“With “Fefu and Her Friends,” the new American Conservatory Theater under Artistic Director Pam MacKinnon has arrived.
It’s audacious. It’s ambitious. It’s weird and intellectual, yet welcoming, playful and imaginative. It’s art that asks much and doesn’t apologize, but helps you rise to its challenge and pays dividends when you do. It’s art that’s worthy of a city as dynamic and inventive as San Francisco.
Porter’s Julia, in a solo, bedridden scene somehow bridging wake, seance, confession and confrontation, makes ghosts feel as real as cold breath on the back of your neck, all with the audience seated just inches away from her.”
—Lily Janiak, San Francisco Chronicle, April, 2022
“a mesmerizing Lisa Anne Porter”
—Chad Jones, Theatre Dogs, April , 2022
“I also very much enjoyed Lisa Anne Porter’s mix of strength and vulnerability as wheelchair-bound Julia, whose sort of fever dream sets the denouement in motion.”
—Tim Munson, Broadway World, April, 2022
“In another piece of power, Lisa Ann Porter pounds a through line of threat towards Fefu from the moment she fights her hallucinations (assisted mightily by the sublime soundscape of Jake Rodriguez, whose playlist is more like a slaylist). A living, pulsing set of breaths that build mightily to a harrowing end are an exercise in Porter’s ability to reach a divine level of transcendence.”

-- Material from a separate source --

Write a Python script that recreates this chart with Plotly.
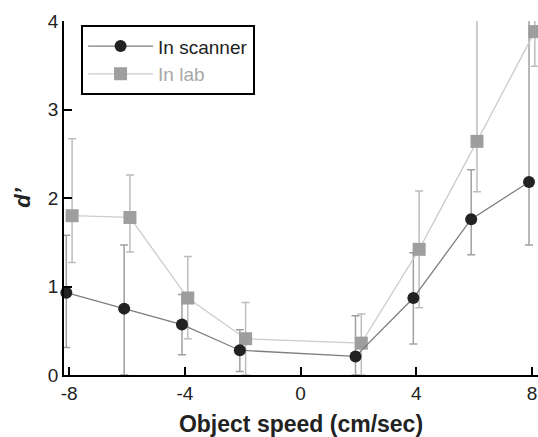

—David Chavez, Bay Area Plays, April 2022
“Lisa Anne Porter’s portrayal of Julia is one of the evening’s most arresting performances…. At her bedside during our tour, we witness an unsettling, frightful hallucination of Julia that provides more insights into the dominating male world that the playwright seems to be reminding us exists more than in just nightmares. As the evening progresses, Lisa Anne Porter’s Julia provides us with a disconcerting, climatic showdown with Catherine Castellanos’ Fefu that proves the star power of both actors.”